* Given problem:
Write the data out again, character for character, with no images.

* Data lines:
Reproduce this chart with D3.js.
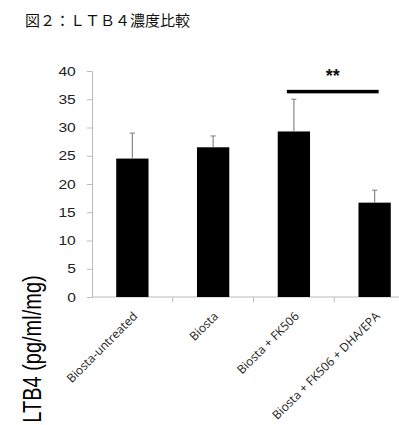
<!DOCTYPE html>
<html>
<head>
<meta charset="utf-8">
<script src="https://cdn.jsdelivr.net/npm/d3@7"></script>
<style>
  body { margin: 0; background: #fff; }
  svg { display: block; }
</style>
</head>
<body>
<svg id="chart" width="399" height="425"></svg>
<script>
const categories = ["Biosta-untreated", "Biosta", "Biosta + FK506", "Biosta + FK506 + DHA/EPA"];
const values = [24.5, 26.5, 29.3, 16.7];
const errors = [4.5, 2.0, 5.7, 2.2];
const yTicks = [0, 5, 10, 15, 20, 25, 30, 35, 40];
const titleText = "図２：ＬＴＢ４濃度比較";
const yLabel = "LTB4 (pg/ml/mg)";
const sigPair = [2, 3];
const sigLevel = 36.4;

const svg = d3.select("#chart");
const margin = { left: 92, top: 71 };
const height = 226;

let x = d3.scaleBand()
  .domain(categories)
  .range([margin.left, margin.left + 323])
  .paddingInner(0.6)
  .paddingOuter(0.3);

let y = d3.scaleLinear()
  .domain([0, 40])
  .range([margin.top + height, margin.top]);

// title
svg.append("text")
  .attr("x", 25)
  .attr("y", 26)
  .attr("font-family", "Noto Sans CJK JP")
  .attr("font-size", "15px")
  .attr("font-weight", 400)
  .attr("fill", "#111")
  .text(titleText);

// y axis
let yAxis = svg.append("g")
  .attr("transform", "translate(" + margin.left + ",0)")
  .call(d3.axisLeft(y).tickValues(yTicks).tickSize(5).tickPadding(4));
yAxis.select(".domain").attr("stroke", "#bbb");
yAxis.selectAll(".tick line").attr("stroke", "#bbb");
yAxis.selectAll(".tick text")
  .attr("font-family", "Liberation Sans, Arial, sans-serif")
  .attr("font-size", "13px")
  .attr("fill", "#222")
  .attr("transform", "translate(-9,0) scale(1.2,1)")
  .attr("x", -6);

// x axis baseline + boundary ticks
let step = x.step();
let gap = x.paddingInner() * step / 2;
svg.append("line")
  .attr("x1", margin.left).attr("x2", margin.left + step * categories.length + 10)
  .attr("y1", y(0)).attr("y2", y(0))
  .attr("stroke", "#bbb");
svg.selectAll(".xtick")
  .data(categories.slice(1))
  .enter().append("line")
  .attr("x1", d => x(d) - gap)
  .attr("x2", d => x(d) - gap)
  .attr("y1", y(0)).attr("y2", y(0) + 5)
  .attr("stroke", "#bbb");

// bars
svg.selectAll(".bar")
  .data(values)
  .enter().append("rect")
  .attr("x", (d, i) => x(categories[i]))
  .attr("y", d => y(d))
  .attr("width", x.bandwidth())
  .attr("height", d => y(0) - y(d))
  .attr("fill", "#000");

// error bars (upper only)
let errG = svg.selectAll(".err")
  .data(values)
  .enter().append("g");
errG.append("line")
  .attr("x1", (d, i) => x(categories[i]) + x.bandwidth() / 2)
  .attr("x2", (d, i) => x(categories[i]) + x.bandwidth() / 2)
  .attr("y1", d => y(d))
  .attr("y2", (d, i) => y(d + errors[i]))
  .attr("stroke", "#888").attr("stroke-width", 1.2);
errG.append("line")
  .attr("x1", (d, i) => x(categories[i]) + x.bandwidth() / 2 - 2.5)
  .attr("x2", (d, i) => x(categories[i]) + x.bandwidth() / 2 + 2.5)
  .attr("y1", (d, i) => y(d + errors[i]))
  .attr("y2", (d, i) => y(d + errors[i]))
  .attr("stroke", "#888").attr("stroke-width", 1.2);

// significance bar
let sx1 = x(categories[sigPair[0]]) + x.bandwidth() / 2 - 7;
let sx2 = x(categories[sigPair[1]]) + x.bandwidth() / 2 + 4;
svg.append("rect")
  .attr("x", sx1).attr("y", y(sigLevel) - 1.5)
  .attr("width", sx2 - sx1).attr("height", 3.5)
  .attr("fill", "#000");
svg.append("text")
  .attr("x", (sx1 + sx2) / 2)
  .attr("y", y(sigLevel) - 9)
  .attr("text-anchor", "middle")
  .attr("font-family", "Liberation Sans, Arial, sans-serif")
  .attr("font-size", "18px")
  .attr("font-weight", "bold")
  .attr("fill", "#111")
  .text("**");

// x labels
svg.selectAll(".xlabel")
  .data(categories)
  .enter().append("text")
  .attr("transform", d => "translate(" + (x(d) + x.bandwidth() / 2) + "," + (y(0) + 14) + ") rotate(-45)")
  .attr("text-anchor", "end")
  .attr("dy", "0.7em")
  .attr("font-family", "Open Sans, DejaVu Sans, sans-serif")
  .attr("font-size", "12px")
  .attr("fill", "#222")
  .text(d => d);

// y label
svg.append("text")
  .attr("transform", "translate(41,349) scale(1.3,1) rotate(-90)")
  .attr("text-anchor", "middle")
  .attr("font-family", "Liberation Sans, Arial, sans-serif")
  .attr("font-size", "20px")
  .attr("fill", "#000")
  .text(yLabel);
</script>
</body>
</html>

* Task response:
Reproduce this chart with D3.js.
<!DOCTYPE html>
<html>
<head>
<meta charset="utf-8">
<script src="https://cdn.jsdelivr.net/npm/d3@7"></script>
<style>
  body { margin: 0; background: #fff; }
  svg { display: block; }
</style>
</head>
<body>
<svg id="chart" width="399" height="425"></svg>
<script>
const categories = ["Biosta-untreated", "Biosta", "Biosta + FK506", "Biosta + FK506 + DHA/EPA"];
const values = [24.5, 26.5, 29.3, 16.7];
const errors = [4.5, 2.0, 5.7, 2.2];
const yTicks = [0, 5, 10, 15, 20, 25, 30, 35, 40];
const titleText = "図２：ＬＴＢ４濃度比較";
const yLabel = "LTB4 (pg/ml/mg)";
const sigPair = [2, 3];
const sigLevel = 36.4;

const svg = d3.select("#chart");
const margin = { left: 92, top: 71 };
const height = 226;

let x = d3.scaleBand()
  .domain(categories)
  .range([margin.left, margin.left + 323])
  .paddingInner(0.6)
  .paddingOuter(0.3);

let y = d3.scaleLinear()
  .domain([0, 40])
  .range([margin.top + height, margin.top]);

// title
svg.append("text")
  .attr("x", 25)
  .attr("y", 26)
  .attr("font-family", "Noto Sans CJK JP")
  .attr("font-size", "15px")
  .attr("font-weight", 400)
  .attr("fill", "#111")
  .text(titleText);

// y axis
let yAxis = svg.append("g")
  .attr("transform", "translate(" + margin.left + ",0)")
  .call(d3.axisLeft(y).tickValues(yTicks).tickSize(5).tickPadding(4));
yAxis.select(".domain").attr("stroke", "#bbb");
yAxis.selectAll(".tick line").attr("stroke", "#bbb");
yAxis.selectAll(".tick text")
  .attr("font-family", "Liberation Sans, Arial, sans-serif")
  .attr("font-size", "13px")
  .attr("fill", "#222")
  .attr("transform", "translate(-9,0) scale(1.2,1)")
  .attr("x", -6);

// x axis baseline + boundary ticks
let step = x.step();
let gap = x.paddingInner() * step / 2;
svg.append("line")
  .attr("x1", margin.left).attr("x2", margin.left + step * categories.length + 10)
  .attr("y1", y(0)).attr("y2", y(0))
  .attr("stroke", "#bbb");
svg.selectAll(".xtick")
  .data(categories.slice(1))
  .enter().append("line")
  .attr("x1", d => x(d) - gap)
  .attr("x2", d => x(d) - gap)
  .attr("y1", y(0)).attr("y2", y(0) + 5)
  .attr("stroke", "#bbb");

// bars
svg.selectAll(".bar")
  .data(values)
  .enter().append("rect")
  .attr("x", (d, i) => x(categories[i]))
  .attr("y", d => y(d))
  .attr("width", x.bandwidth())
  .attr("height", d => y(0) - y(d))
  .attr("fill", "#000");

// error bars (upper only)
let errG = svg.selectAll(".err")
  .data(values)
  .enter().append("g");
errG.append("line")
  .attr("x1", (d, i) => x(categories[i]) + x.bandwidth() / 2)
  .attr("x2", (d, i) => x(categories[i]) + x.bandwidth() / 2)
  .attr("y1", d => y(d))
  .attr("y2", (d, i) => y(d + errors[i]))
  .attr("stroke", "#888").attr("stroke-width", 1.2);
errG.append("line")
  .attr("x1", (d, i) => x(categories[i]) + x.bandwidth() / 2 - 2.5)
  .attr("x2", (d, i) => x(categories[i]) + x.bandwidth() / 2 + 2.5)
  .attr("y1", (d, i) => y(d + errors[i]))
  .attr("y2", (d, i) => y(d + errors[i]))
  .attr("stroke", "#888").attr("stroke-width", 1.2);

// significance bar
let sx1 = x(categories[sigPair[0]]) + x.bandwidth() / 2 - 7;
let sx2 = x(categories[sigPair[1]]) + x.bandwidth() / 2 + 4;
svg.append("rect")
  .attr("x", sx1).attr("y", y(sigLevel) - 1.5)
  .attr("width", sx2 - sx1).attr("height", 3.5)
  .attr("fill", "#000");
svg.append("text")
  .attr("x", (sx1 + sx2) / 2)
  .attr("y", y(sigLevel) - 9)
  .attr("text-anchor", "middle")
  .attr("font-family", "Liberation Sans, Arial, sans-serif")
  .attr("font-size", "18px")
  .attr("font-weight", "bold")
  .attr("fill", "#111")
  .text("**");

// x labels
svg.selectAll(".xlabel")
  .data(categories)
  .enter().append("text")
  .attr("transform", d => "translate(" + (x(d) + x.bandwidth() / 2) + "," + (y(0) + 14) + ") rotate(-45)")
  .attr("text-anchor", "end")
  .attr("dy", "0.7em")
  .attr("font-family", "Open Sans, DejaVu Sans, sans-serif")
  .attr("font-size", "12px")
  .attr("fill", "#222")
  .text(d => d);

// y label
svg.append("text")
  .attr("transform", "translate(41,349) scale(1.3,1) rotate(-90)")
  .attr("text-anchor", "middle")
  .attr("font-family", "Liberation Sans, Arial, sans-serif")
  .attr("font-size", "20px")
  .attr("fill", "#000")
  .text(yLabel);
</script>
</body>
</html>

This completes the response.